■ **Task brief**
Begin with the first line below and retype each line exactly through the line containing "46.69, 46.58, 46.51]". Any pictures are to be left out.

■ **Supplied data**
----------
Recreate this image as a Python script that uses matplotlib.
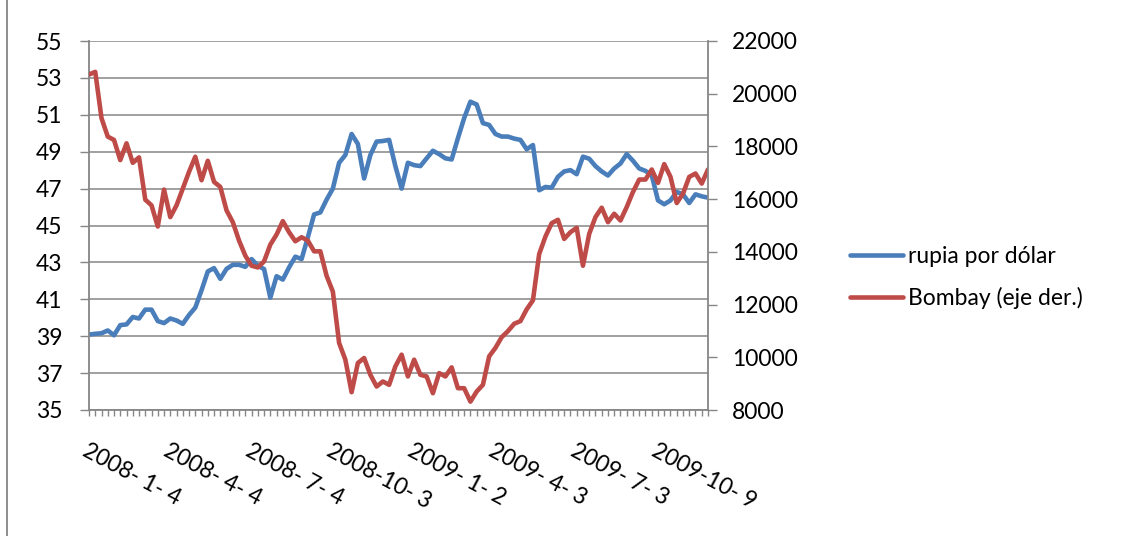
import numpy as np
import matplotlib.pyplot as plt
from matplotlib.lines import Line2D

plt.rcParams['font.family'] = ['Lato', 'DejaVu Sans']

# semanas desde 2008-01-04, etiqueta cada 13 semanas
fechas = ['2008- 1- 4', '2008- 4- 4', '2008- 7- 4', '2008-10- 3',
          '2009- 1- 2', '2009- 4- 3', '2009- 7- 3', '2009-10- 9']

rupia = [39.09, 39.13, 39.16, 39.31, 39.05, 39.60, 39.64, 40.04, 39.96, 40.44,
         40.44, 39.82, 39.71, 39.96, 39.85, 39.67, 40.15, 40.55, 41.49, 42.51,
         42.69, 42.11, 42.65, 42.87, 42.87, 42.76, 43.18, 42.82, 42.64, 41.09,
         42.25, 42.07, 42.73, 43.31, 43.18, 44.36, 45.60, 45.71, 46.40, 47.00,
         48.40, 48.82, 49.96, 49.42, 47.55, 48.82, 49.55, 49.58, 49.64, 48.22,
         47.00, 48.40, 48.27, 48.22, 48.64, 49.05, 48.87, 48.64, 48.58, 49.73,
         50.82, 51.71, 51.56, 50.55, 50.45, 49.96, 49.82, 49.82, 49.71, 49.64,
         49.13, 49.36, 46.91, 47.09, 47.05, 47.64, 47.93, 48.00, 47.78, 48.73,
         48.62, 48.22, 47.93, 47.71, 48.09, 48.36, 48.87, 48.51, 48.09, 47.96,
         47.73, 46.36, 46.15, 46.36, 46.82, 46.69, 46.22, 46.69, 46.58, 46.51]

bombay = [20727, 20829, 19073, 18373, 18246, 17482, 18118, 17380, 17584, 15980,
          15764, 14962, 16362, 15318, 15764, 16400, 17036, 17609, 16718, 17456,
          16655, 16464, 15573, 15127, 14427, 13855, 13473, 13409, 13638, 14275,
          14657, 15166, 14746, 14402, 14555, 14427, 14020, 14020, 13091, 12493,
          10545, 9909, 8675, 9782, 9973, 9336, 8891, 9082, 8955, 9655,
          10100, 9273, 9909, 9336, 9273, 8636, 9400, 9273, 9617, 8827,
          8827, 8318, 8700, 8955, 10036, 10355, 10762, 10991, 11271, 11373,
          11818, 12162, 13918, 14580, 15089, 15216, 14491, 14746, 14911, 13473,
          14682, 15318, 15675, 15127, 15446, 15191, 15700, 16273, 16744, 16744,
          17125, 16616, 17329, 16845, 15853, 16209, 16845, 16973, 16591, 17125]

AZUL = '#4A7EBB'
ROJO = '#BE4B48'
GRIS = '#868686'
FS = 16.5

W, H = 1121, 536
fig = plt.figure(figsize=(W / 100, H / 100), dpi=100)
ax = fig.add_axes([89 / W, 1 - 410 / H, (708 - 89) / W, (410 - 41) / H])

x = np.arange(len(rupia))
l1, = ax.plot(x, rupia, color=AZUL, lw=3.3, solid_joinstyle='round',
              solid_capstyle='round', label='rupia por dólar')
ax.set_xlim(0, len(x) - 1)
ax.set_ylim(35, 55)
ax.set_yticks(np.arange(35, 56, 2))
ax.grid(axis='y', color=GRIS, lw=1.1)
ax.set_axisbelow(True)

etiquetas = [''] * len(x)
for k, f in enumerate(fechas):
    etiquetas[13 * k] = f
ax.set_xticks(x)
ax.set_xticklabels(etiquetas, rotation=-28, ha='left', va='top',
                   rotation_mode='anchor')

ax2 = ax.twinx()
l2, = ax2.plot(x, bombay, color=ROJO, lw=3.3, solid_joinstyle='round',
               solid_capstyle='round', label='Bombay (eje der.)')
ax2.set_ylim(8000, 22000)
ax2.set_yticks(np.arange(8000, 22001, 2000))

for s in ['top']:
    ax.spines[s].set_visible(False)
for s in ['top', 'left', 'bottom']:
    ax2.spines[s].set_visible(False)
for s in ['left', 'bottom']:
    ax.spines[s].set_color(GRIS)
    ax.spines[s].set_linewidth(1.3)
ax.spines['right'].set_visible(False)
ax2.spines['right'].set_color(GRIS)
ax2.spines['right'].set_linewidth(1.3)

ax.tick_params(axis='y', length=6.2, width=1, color=GRIS, pad=13, labelsize=FS)
ax.tick_params(axis='x', length=4.5, width=1, color=GRIS, pad=17, labelsize=FS)
ax2.tick_params(axis='y', length=6.5, width=1, color=GRIS, pad=11, labelsize=FS)

fig.legend([l1, l2], [l1.get_label(), l2.get_label()], loc='center left',
           bbox_to_anchor=(850 / W, 1 - 277.5 / H), frameon=False, fontsize=FS,
           handlelength=2.3, handletextpad=0.25, labelspacing=0.9,
           borderpad=0, borderaxespad=0)

# borde del area del grafico
fig.add_artist(Line2D([7 / W, 7 / W], [0, 1], transform=fig.transFigure,
                      color=GRIS, lw=1.3))

fig.savefig('out.png', dpi=100)
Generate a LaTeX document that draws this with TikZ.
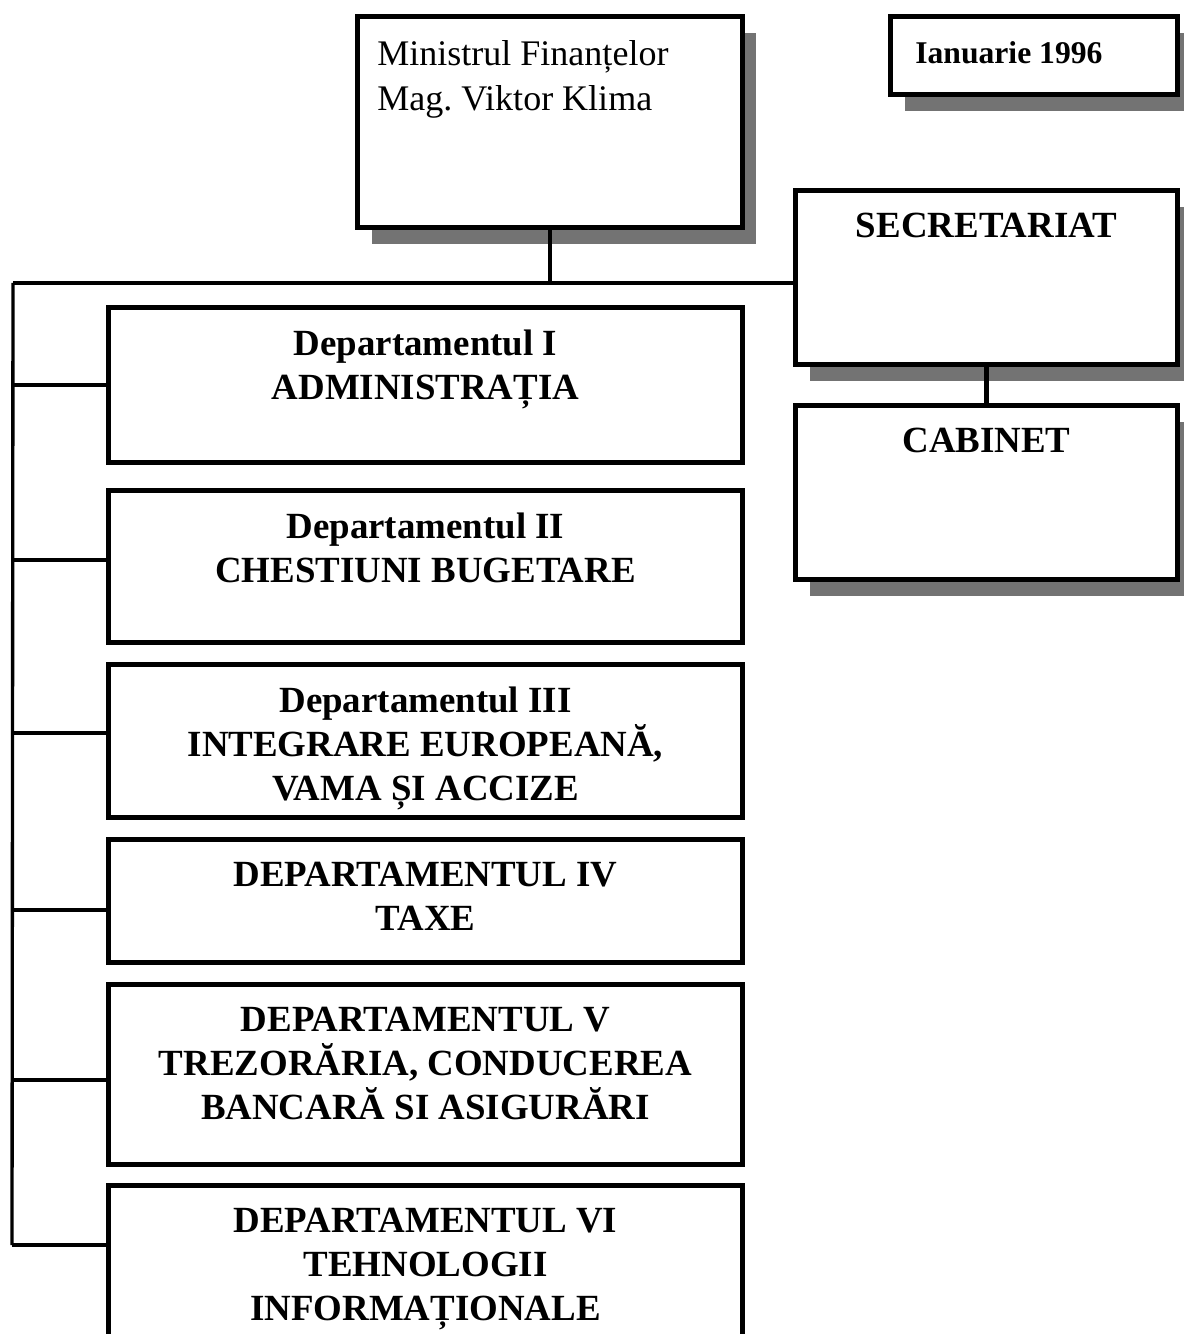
----------
■ **Response to the exercise**
Recreate this image as a Python script that uses matplotlib.
import numpy as np
import matplotlib.pyplot as plt
from matplotlib.lines import Line2D

plt.rcParams['font.family'] = ['Lato', 'DejaVu Sans']

# semanas desde 2008-01-04, etiqueta cada 13 semanas
fechas = ['2008- 1- 4', '2008- 4- 4', '2008- 7- 4', '2008-10- 3',
          '2009- 1- 2', '2009- 4- 3', '2009- 7- 3', '2009-10- 9']

rupia = [39.09, 39.13, 39.16, 39.31, 39.05, 39.60, 39.64, 40.04, 39.96, 40.44,
         40.44, 39.82, 39.71, 39.96, 39.85, 39.67, 40.15, 40.55, 41.49, 42.51,
         42.69, 42.11, 42.65, 42.87, 42.87, 42.76, 43.18, 42.82, 42.64, 41.09,
         42.25, 42.07, 42.73, 43.31, 43.18, 44.36, 45.60, 45.71, 46.40, 47.00,
         48.40, 48.82, 49.96, 49.42, 47.55, 48.82, 49.55, 49.58, 49.64, 48.22,
         47.00, 48.40, 48.27, 48.22, 48.64, 49.05, 48.87, 48.64, 48.58, 49.73,
         50.82, 51.71, 51.56, 50.55, 50.45, 49.96, 49.82, 49.82, 49.71, 49.64,
         49.13, 49.36, 46.91, 47.09, 47.05, 47.64, 47.93, 48.00, 47.78, 48.73,
         48.62, 48.22, 47.93, 47.71, 48.09, 48.36, 48.87, 48.51, 48.09, 47.96,
         47.73, 46.36, 46.15, 46.36, 46.82, 46.69, 46.22, 46.69, 46.58, 46.51]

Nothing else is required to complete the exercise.